I tend to think of Jeff Bridges as having two phases of his career demarcated by The Big Lebowski. After playing the great slacker that unintentionally founded a religion of slacker-ness, Mr. Bridges other roles since all seem measured against the Dude where – ‘that’s just your opinion, Man!” Maybe, he was always the Dude since becoming an adult, but in terms of what showed up on screen, the demarcation seems clear.

The later edition of Kevin Flynn who must act like the disengaged deity gazing his navel and forcing calm and peace around him is vintage post-Lebowski Jeff Bridges (he usually has to play a villain for this trope to be wrong). Nonetheless, he’s a great actor and as always, a joy to watch.

Ironically, despite being titled Tron: Legacy this movie really skimps on Tron the character. Yes, Flynn brought the security program over from the original system when he, Clu and Tron tried to build the Grid into a nice virtual place. But, in keeping with the Biblical metaphors of this movie, when Clu turns Tron leaps to defend Flynn’s much like the Archangel Michael did for Yahweh.

Tron took a beating giving the appearance of being dead only to come back as a servant of Clu. A faceless servant in a black mask recognizable by his two-disk fighting style. I guarantee you someone in the production breathed a sigh of relief at having to use CGI age-regression technology of only one actor, Jeff Bridges instead of two.
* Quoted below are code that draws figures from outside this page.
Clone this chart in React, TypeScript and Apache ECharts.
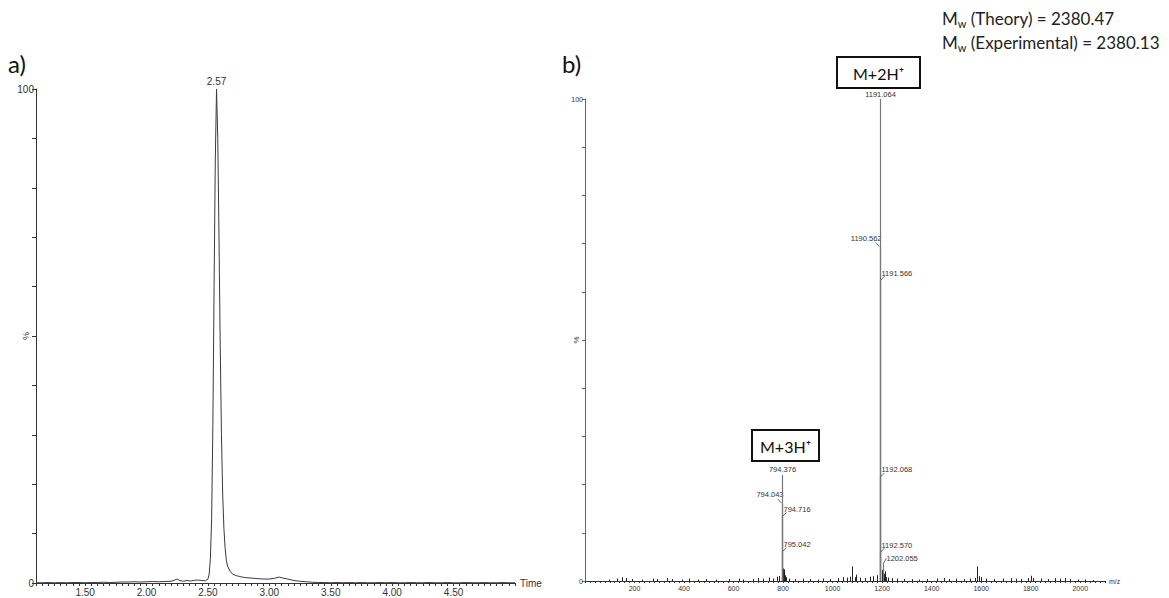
import React, { useEffect, useRef } from "react";
import * as echarts from "echarts";

// ---- Panel a) chromatogram: [time (min), intensity (%)] ----
const chromatogram: [number, number][] = [
  [1.1, 0.05], [1.15, 0.05], [1.2, 0.1], [1.25, 0.05], [1.3, 0.1], [1.35, 0.05], [1.4, 0.1], [1.45, 0.1],
  [1.5, 0.05], [1.55, 0.1], [1.6, 0.1], [1.65, 0.15], [1.7, 0.1], [1.75, 0.15], [1.8, 0.2],
  [1.85, 0.2], [1.9, 0.25], [1.95, 0.2], [2.0, 0.25], [2.05, 0.3], [2.1, 0.25], [2.15, 0.3],
  [2.2, 0.35], [2.23, 0.6], [2.25, 0.8], [2.27, 0.5], [2.3, 0.35], [2.33, 0.5], [2.36, 0.4],
  [2.39, 0.55], [2.42, 0.6], [2.45, 0.5], [2.48, 0.45], [2.5, 0.8], [2.51, 1.8], [2.52, 5],
  [2.53, 13], [2.54, 32], [2.55, 60], [2.56, 86], [2.57, 100], [2.58, 90], [2.59, 70],
  [2.6, 48], [2.61, 30], [2.62, 18], [2.63, 11], [2.64, 7], [2.65, 4.6], [2.66, 3.4],
  [2.68, 2.4], [2.7, 1.8], [2.73, 1.5], [2.76, 1.3], [2.8, 1.1], [2.85, 1.0], [2.9, 0.9],
  [2.95, 0.8], [3.0, 0.8], [3.04, 0.95], [3.08, 1.2], [3.11, 1.0], [3.15, 0.8], [3.2, 0.5],
  [3.25, 0.35], [3.3, 0.25], [3.35, 0.15], [3.4, 0.1], [3.45, 0.1], [3.5, 0.05], [3.55, 0.1],
  [3.6, 0.05], [3.65, 0.1], [3.7, 0.05], [3.75, 0.1], [3.8, 0.05], [3.85, 0.05], [3.9, 0.1],
  [3.95, 0.05], [4.0, 0.1], [4.05, 0.05], [4.1, 0.05], [4.15, 0.1], [4.2, 0.05], [4.25, 0.05],
  [4.3, 0.1], [4.35, 0.05], [4.4, 0.05], [4.45, 0.1], [4.5, 0.05], [4.55, 0.05], [4.6, 0.1],
  [4.65, 0.05], [4.7, 0.05], [4.75, 0.1], [4.8, 0.05], [4.85, 0.05], [4.9, 0.1], [4.95, 0.05],
  [5.0, 0.05],
];
const chromPeak: [number, number] = [2.57, 100];
const chromPeakLabel = "2.57";

// ---- Panel b) mass spectrum: small peaks [m/z, intensity %] ----
const spectrumNoise: [number, number][] = [
  [95, 0.3], [130, 0.5], [150, 0.8], [165, 0.6], [190, 0.4], [230, 0.3], [275, 0.5], [290, 0.4],
  [330, 0.6], [350, 0.4], [390, 0.3], [420, 0.5], [455, 0.3], [490, 0.4], [530, 0.3], [580, 0.4],
  [620, 0.5], [640, 0.3], [680, 0.4], [700, 0.6], [720, 0.5], [745, 0.7], [760, 0.5], [775, 0.9],
  [785, 1.0], [795.4, 2.0], [800, 2.6], [801, 1.9], [803, 2.4], [805, 1.6], [808, 1.2], [812, 0.8],
  [825, 0.5], [850, 0.4], [880, 0.5], [910, 0.4], [940, 0.3], [960, 0.5], [990, 0.4], [1020, 0.6],
  [1040, 0.8], [1060, 0.7], [1070, 0.9], [1080, 3.0], [1090, 0.8], [1095, 1.3], [1110, 0.7],
  [1130, 0.6], [1150, 0.9], [1165, 1.0], [1180, 1.2], [1193.1, 2.0], [1198, 2.3], [1206, 1.5],
  [1210, 2.0], [1215, 0.8], [1225, 0.7], [1240, 0.6], [1260, 0.5], [1290, 0.4], [1320, 0.4],
  [1350, 0.3], [1380, 0.4], [1420, 0.5], [1450, 0.6], [1470, 0.4], [1500, 0.5], [1530, 0.4],
  [1555, 0.5], [1575, 0.6], [1584, 3.0], [1592, 1.0], [1600, 0.8], [1620, 0.5], [1650, 0.4],
  [1690, 0.5], [1720, 0.6], [1740, 0.5], [1760, 0.4], [1790, 0.6], [1800, 1.1], [1810, 0.6],
  [1840, 0.5], [1870, 0.4], [1900, 0.6], [1920, 0.5], [1940, 0.6], [1960, 0.4], [1990, 0.3],
  [2020, 0.3], [2050, 0.2],
];

// labelled peaks
const peakMz = [794.043, 794.376, 794.716, 795.042, 1190.562, 1191.064, 1191.566, 1192.068, 1192.57, 1202.055];
const peakIntensity = [16.0, 22.0, 13.4, 6.1, 69.2, 100, 62.4, 21.6, 6.0, 3.7];
const peakLabelSide = ["left", "top", "right", "right", "left", "top", "right", "right", "right", "rightLow"];

const ionLabels = ["M+2H⁺", "M+3H⁺"];
const mwLines = [
  ["M", "w", " (Theory) = 2380.47"],
  ["M", "w", " (Experimental) = 2380.13"],
];

const AXIS_FONT = "Liberation Sans";
const TEXT_FONT = "Lato";

function isMult(v: number, step: number) {
  const r = v / step;
  return Math.abs(r - Math.round(r)) < 1e-6;
}

export default function App() {
  const ref = useRef<HTMLDivElement>(null);
  useEffect(() => {
    const chart = echarts.init(ref.current!, null, { renderer: "svg" });
    const axisColor = "#333";
    const labelColor = "#333";
    const option: any = {
      animation: false,
      color: ["#333"],
      grid: [
        { left: 36, top: 89, width: 479, height: 494 },
        { left: 585, top: 99, width: 520, height: 482 },
      ],
      xAxis: [
        {
          type: "value", gridIndex: 0, min: 1.1, max: 5.0, interval: 0.05,
          name: "Time", nameLocation: "end", nameGap: 5,
          nameTextStyle: { fontSize: 10, color: axisColor, fontFamily: AXIS_FONT },
          axisLine: { lineStyle: { color: axisColor, width: 1 } },
          axisTick: { length: 3, lineStyle: { color: axisColor } },
          axisLabel: {
            fontSize: 10, color: axisColor, fontFamily: AXIS_FONT, margin: 4,
            formatter: (v: number) => (v < 4.99 && isMult(v, 0.5) ? v.toFixed(2) : ""),
          },
          splitLine: { show: false },
        },
        {
          type: "value", gridIndex: 1, min: 0, max: 2100, interval: 20,
          name: "m/z", nameLocation: "end", nameGap: 4,
          nameTextStyle: { fontSize: 7, color: axisColor, fontFamily: AXIS_FONT },
          axisLine: { lineStyle: { color: axisColor, width: 1 } },
          axisTick: { length: 2, lineStyle: { color: axisColor } },
          axisLabel: {
            fontSize: 7, color: axisColor, fontFamily: AXIS_FONT, margin: 4,
            formatter: (v: number) => (v > 0 && v <= 2000 && isMult(v, 200) ? String(v) : ""),
          },
          splitLine: { show: false },
        },
      ],
      yAxis: [
        {
          type: "value", gridIndex: 0, min: 0, max: 100, interval: 10,
          name: "%", nameLocation: "middle", nameGap: 6, nameRotate: 90, nameMoveOverlap: false,
          nameTextStyle: { fontSize: 9, color: axisColor, fontFamily: AXIS_FONT },
          axisLine: { show: true, lineStyle: { color: axisColor, width: 1 } },
          axisTick: { show: true, length: 4, lineStyle: { color: axisColor } },
          axisLabel: {
            fontSize: 10, color: axisColor, fontFamily: AXIS_FONT, margin: 2,
            formatter: (v: number) => (v === 0 || v === 100 ? String(v) : ""),
          },
          splitLine: { show: false },
        },
        {
          type: "value", gridIndex: 1, min: 0, max: 100, interval: 10,
          name: "%", nameLocation: "middle", nameGap: 5, nameRotate: 90, nameMoveOverlap: false,
          nameTextStyle: { fontSize: 8, color: axisColor, fontFamily: AXIS_FONT },
          axisLine: { show: true, lineStyle: { color: "#666", width: 1 } },
          axisTick: { show: true, length: 3, lineStyle: { color: "#666" } },
          axisLabel: {
            fontSize: 7, color: axisColor, fontFamily: AXIS_FONT, margin: 2,
            formatter: (v: number) => (v === 0 || v === 100 ? String(v) : ""),
          },
          splitLine: { show: false },
        },
      ],
      series: [
        {
          type: "line", xAxisIndex: 0, yAxisIndex: 0, data: chromatogram,
          showSymbol: false, symbol: "none", lineStyle: { color: "#3a3a3a", width: 1 },
          itemStyle: { color: "#3a3a3a" },
          markPoint: {
            symbol: "circle", symbolSize: 0,
            data: [{ coord: chromPeak }],
            label: {
              show: true, position: "top", distance: 3, formatter: chromPeakLabel,
              fontSize: 10, color: axisColor, fontFamily: AXIS_FONT,
            },
          },
        },
        {
          type: "custom", xAxisIndex: 1, yAxisIndex: 1, data: spectrumNoise,
          itemStyle: { color: "#222" },
          renderItem: (params: any, api: any) => {
            const p0 = api.coord([api.value(0), 0]);
            const p1 = api.coord([api.value(0), api.value(1)]);
            const x = Math.round(p0[0]) + 0.5;
            return {
              type: "line",
              shape: { x1: x, y1: p0[1], x2: x, y2: p1[1] },
              style: { stroke: "#222", lineWidth: 1 },
            };
          },
        },
        {
          type: "custom", xAxisIndex: 1, yAxisIndex: 1, z: 5,
          itemStyle: { color: labelColor },
          data: peakMz.map((m, i) => [m, peakIntensity[i]]),
          renderItem: (params: any, api: any) => {
            const i = params.dataIndex;
            const mz = api.value(0);
            const p0 = api.coord([mz, 0]);
            const p1 = api.coord([mz, api.value(1)]);
            const x = Math.round(p0[0]) + 0.5;
            const y = p1[1];
            const label = peakMz[i].toFixed(3);
            const side = peakLabelSide[i];
            const ts = { fill: labelColor, textFill: labelColor, stroke: "none", fontSize: 7.5, fontFamily: AXIS_FONT };
            const children: any[] = [
              { type: "line", shape: { x1: x, y1: p0[1], x2: x, y2: y }, style: { stroke: "#777", lineWidth: 1.2 } },
            ];
            const mk = (tx: number, ty: number, align: string, valign: string) => ({
              type: "text", x: tx, y: ty,
              style: { ...ts, text: label, align, verticalAlign: valign, textAlign: align, textVerticalAlign: valign },
            });
            if (side === "top") {
              children.push(mk(x, y - 1, "center", "bottom"));
            } else if (side === "left") {
              children.push({ type: "line", shape: { x1: x - 1, y1: y - 1, x2: x - 5, y2: y - 5 }, style: { stroke: "#444", lineWidth: 0.8 } });
              children.push(mk(x + 1, y - 5, "right", "bottom"));
            } else if (side === "right") {
              children.push({ type: "line", shape: { x1: x, y1: y, x2: x + 4, y2: y - 4 }, style: { stroke: "#444", lineWidth: 0.8 } });
              children.push(mk(x + 1, y - 3, "left", "bottom"));
            } else {
              children.push({ type: "line", shape: { x1: x, y1: y, x2: x + 3, y2: y - 5 }, style: { stroke: "#444", lineWidth: 0.8 } });
              children.push(mk(x + 3, y - 5, "left", "middle"));
            }
            return { type: "group", children };
          },
        },
      ],
      graphic: [
        { type: "text", x: 8, y: 63, style: { text: "a)", fontSize: 24, fontFamily: TEXT_FONT, fill: "#111", align: "left", verticalAlign: "middle", textAlign: "left", textVerticalAlign: "middle" } },
        { type: "text", x: 562, y: 63, style: { text: "b)", fontSize: 24, fontFamily: TEXT_FONT, fill: "#111", align: "left", verticalAlign: "middle", textAlign: "left", textVerticalAlign: "middle" } },
        { type: "rect", shape: { x: 837, y: 57, width: 83, height: 31 }, style: { fill: "#fff", stroke: "#111", lineWidth: 2 } },
        { type: "text", x: 878.5, y: 73, style: { text: ionLabels[0], fontSize: 16, fontFamily: TEXT_FONT, fill: "#111", align: "center", verticalAlign: "middle", textAlign: "center", textVerticalAlign: "middle" } },
        { type: "rect", shape: { x: 752, y: 430, width: 67, height: 31 }, style: { fill: "#fff", stroke: "#111", lineWidth: 2 } },
        { type: "text", x: 785.5, y: 446, style: { text: ionLabels[1], fontSize: 16, fontFamily: TEXT_FONT, fill: "#111", align: "center", verticalAlign: "middle", textAlign: "center", textVerticalAlign: "middle" } },
        ...mwLines.map((ln, k) => ({
          type: "text", x: 942, y: 18 + k * 24,
          style: {
            text: `{m|${ln[0]}}{s|${ln[1]}}{m|${ln[2]}}`,
            align: "left", verticalAlign: "middle", textAlign: "left", textVerticalAlign: "middle",
            rich: {
              m: { fontSize: 17, fontFamily: TEXT_FONT, fill: "#222", lineHeight: 21 },
              s: { fontSize: 11, fontFamily: TEXT_FONT, fill: "#222", lineHeight: 11, verticalAlign: "bottom" },
            },
          },
        })),
      ],
    };
    chart.setOption(option);
    return () => chart.dispose();
  }, []);
  return <div ref={ref} style={{ position: "fixed", left: 0, top: 0, width: 1169, height: 598, background: "#fff" }} />;
}
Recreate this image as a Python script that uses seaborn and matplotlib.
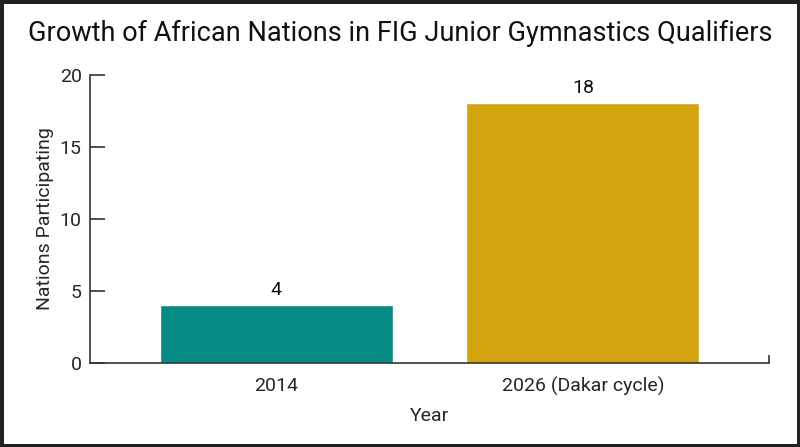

It also takes Tron out of the movie, except as a plot device.

Anyway, I found myself enjoying the movie even more than the original. I’ve mentioned the thick and heavy-handed metaphor that helps give the illusion of depth. I also loved the fluid motion of the action elements where Mr. Hedlund gets into all kinds of funky positions almost flying as he did his own stunts. Olivia Wilde played her part with the profound innocence even dropping in – “have you met him?” – in reference to her favorite author Jules Verne. Who really wants to explain to a child about Death along with the concepts of Past, Present and Future?

Anyway, the effects and production design proved far more interesting than the original movie. Yes, telling a Tron story requires similar touchstones. Control disks you can throw as weapons. The lightcycles. And the beam riding skyships. The idea was to take what the original movie gave us and bringing it into some semblance of what Flynn and Sam might’ve actually seen with their eyes versus the painted on feel of the original.

I do have one quibble that the filmmakers couldn’t take the opportunity to invent at least one new game for the arena. Going back to the Lightcycle Maze Race and Deadly Frisbee, might have been a necessary nod/homage to the fans, but the Grid, like any society, evolves. Logic suggests that there could have been a third game for the brutal viewing pleasure of Clu as he intends the disposal of his enemies. An opportunity missed.

All in all, I really enjoyed this movie thinking it one of the few times where a sequel improves on the original. Check it out.